I had to say that these things were not for sale and that most of them were gifts and that here, I only sold books. She leaned back in an attitude of devastation and said surely, not really

Then she said she thought (sadly) that I probably don’t sell very much then…and then she left again (cheerfully) without Winnie the Pooh. He is still here. 😊

Hal Porter

andrey-grinkevich-402039

The thing about Hal Porter is that I do not know why I am reading him. I found him by accident and the volume was dull, without a dust cover, neither new nor old. The title, The Tilted Cross was quiet. It did not look at me.
This book came to me within a library that was gifted to me, an enormous and unexpected gift that will take me the rest of my years to discover. The reasons that libraries are put together and the decades it takes to put them together makes each one its own province with an understood currency and an exceptional climate. This library is a monarchy and this book, by Hal Porter, is now my favourite so far. The library is now blended with mine, and after the usual difficulties of integration and acceptance of minorities, is now settled mostly comfortably.
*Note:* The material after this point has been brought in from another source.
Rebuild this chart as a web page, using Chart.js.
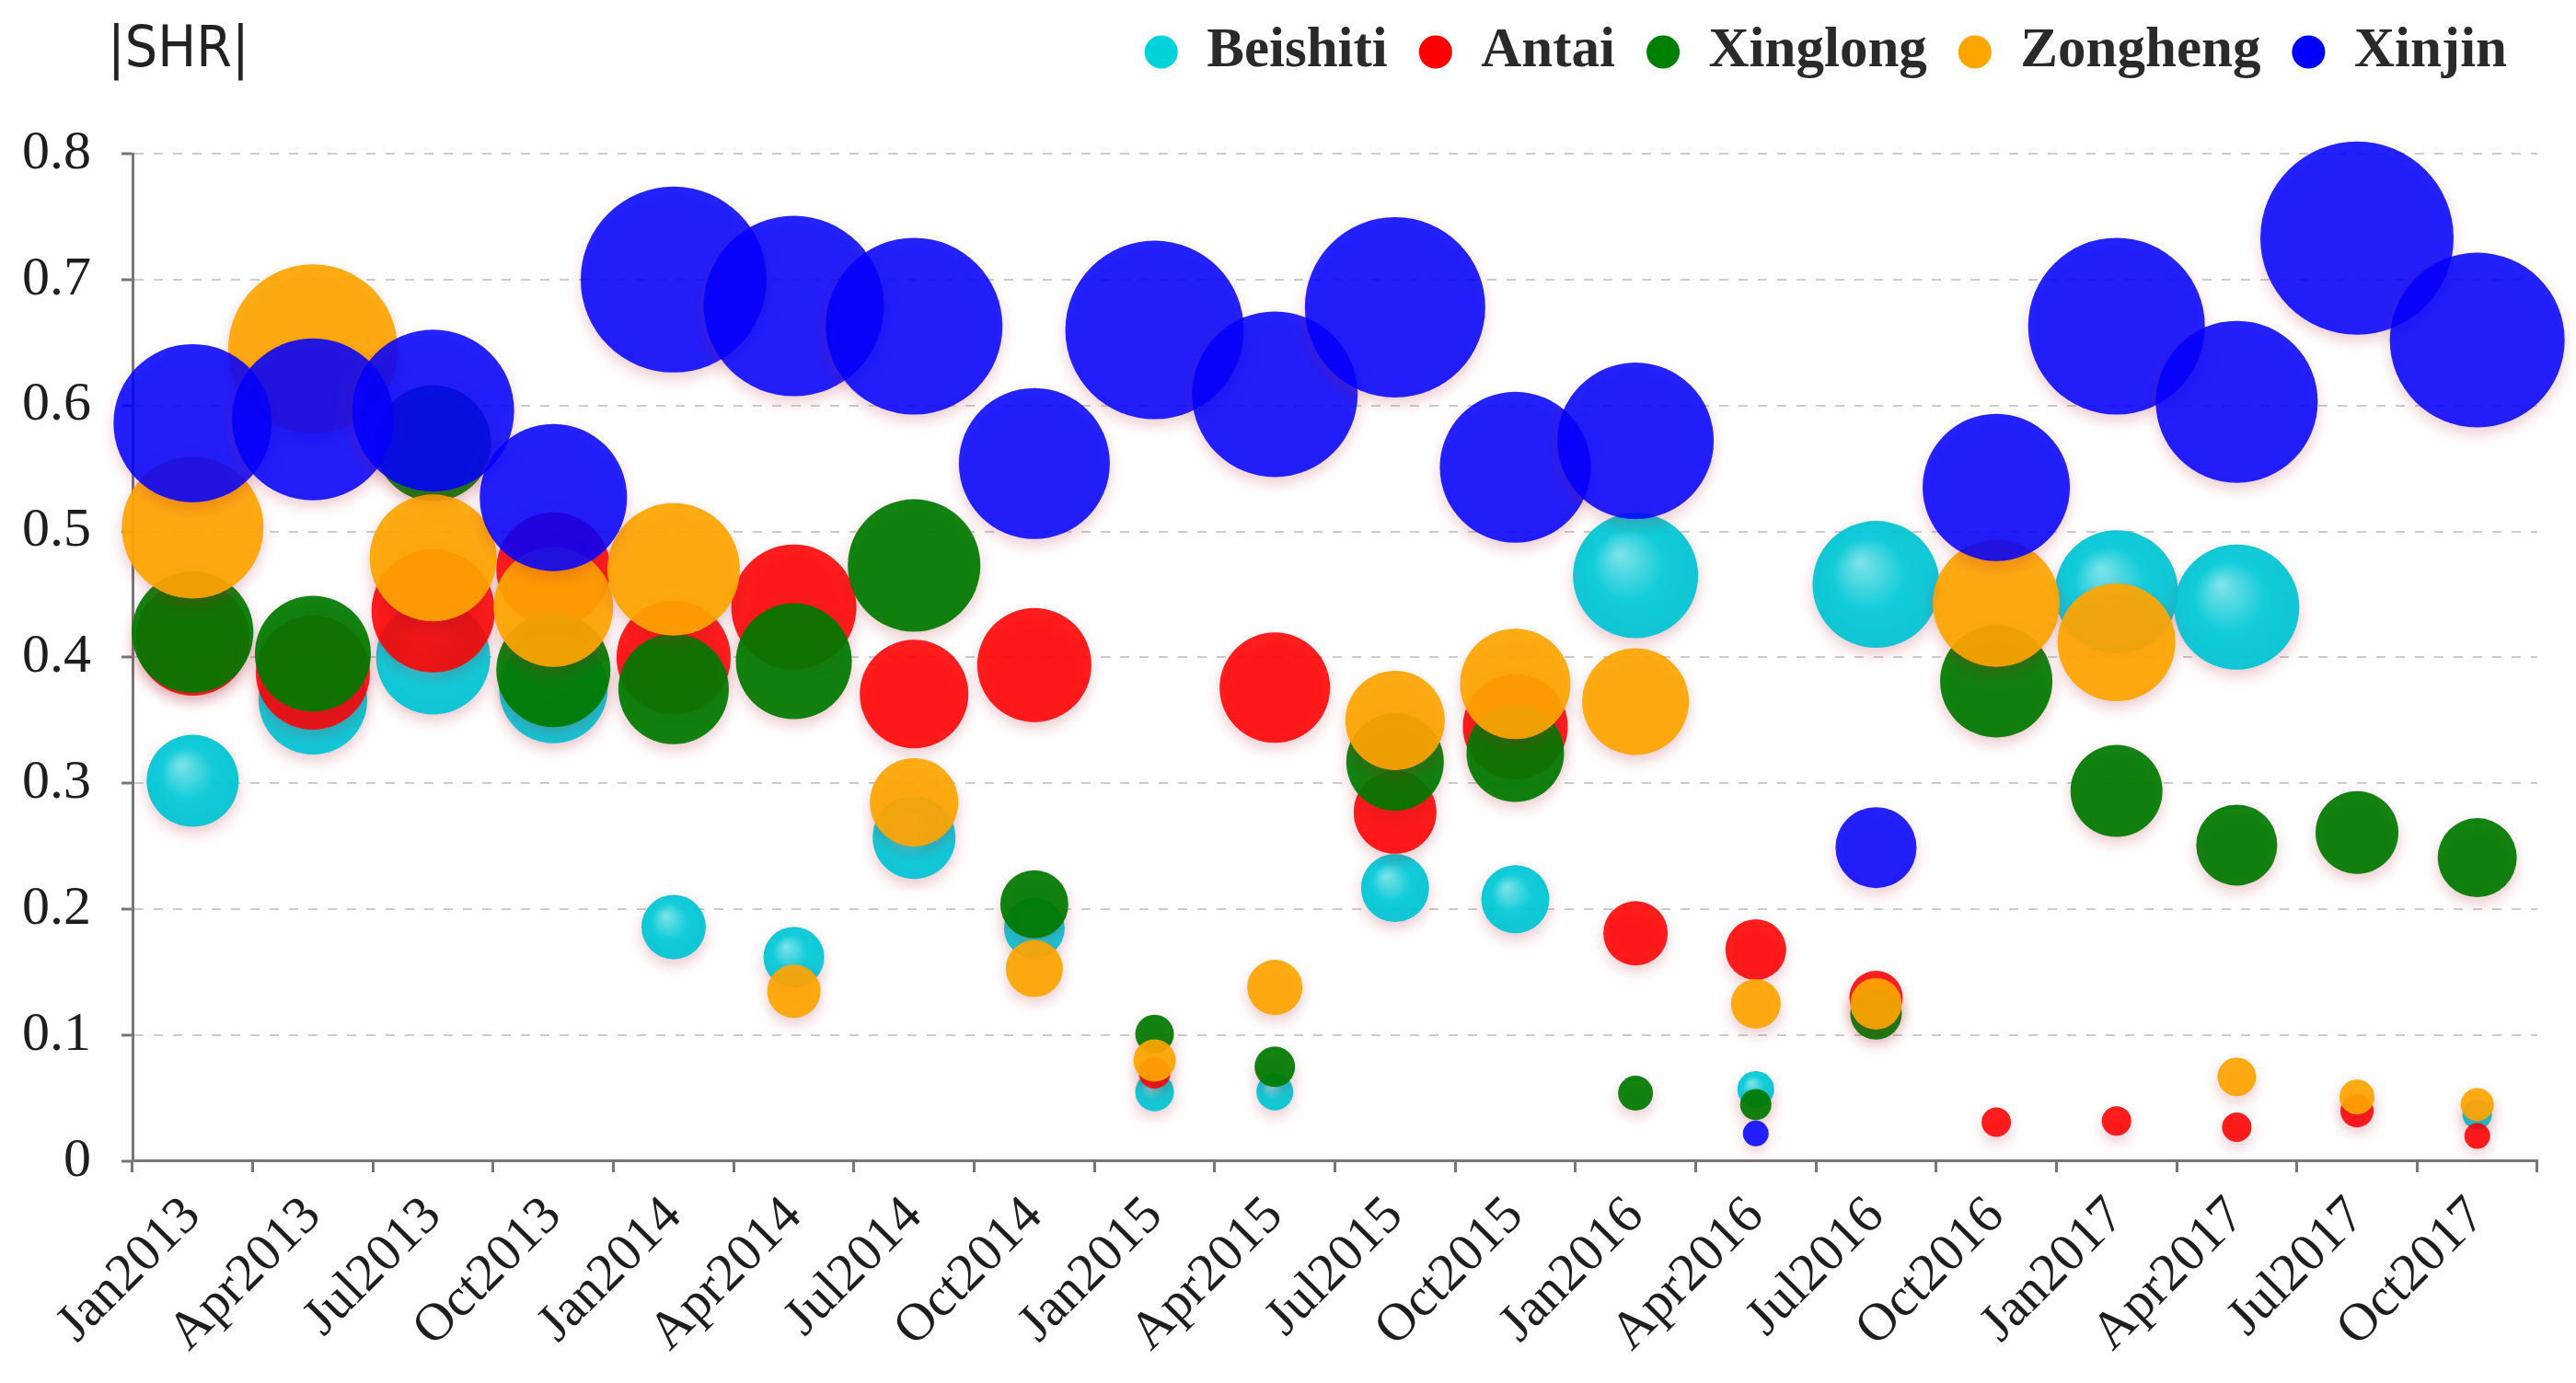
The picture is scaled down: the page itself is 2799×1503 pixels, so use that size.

It sheds more light, merged light, so different light and it is very beautiful inside it.
Now I am reading this book, The Tilted Cross, which is bizarre and difficult to read and difficult to understand and set in Hobart Town, Tasmania, convict history and ugly.
But what it is about is just the skin. The characters and the places are all just skin. What happens is just skin. What it holds is really it. It is not entertaining and not reassuring, and it is not clear. What it is, I am not clear on either, but it is important to me. I am unable to analyse the book, I am only able to read it.
It is something like a glass jug, held and turned and regarded in every light, upside down and inside out, bottom and handle, lip, glass, base and translucence. Regarded empty and fallen or full and erect. What is it and why.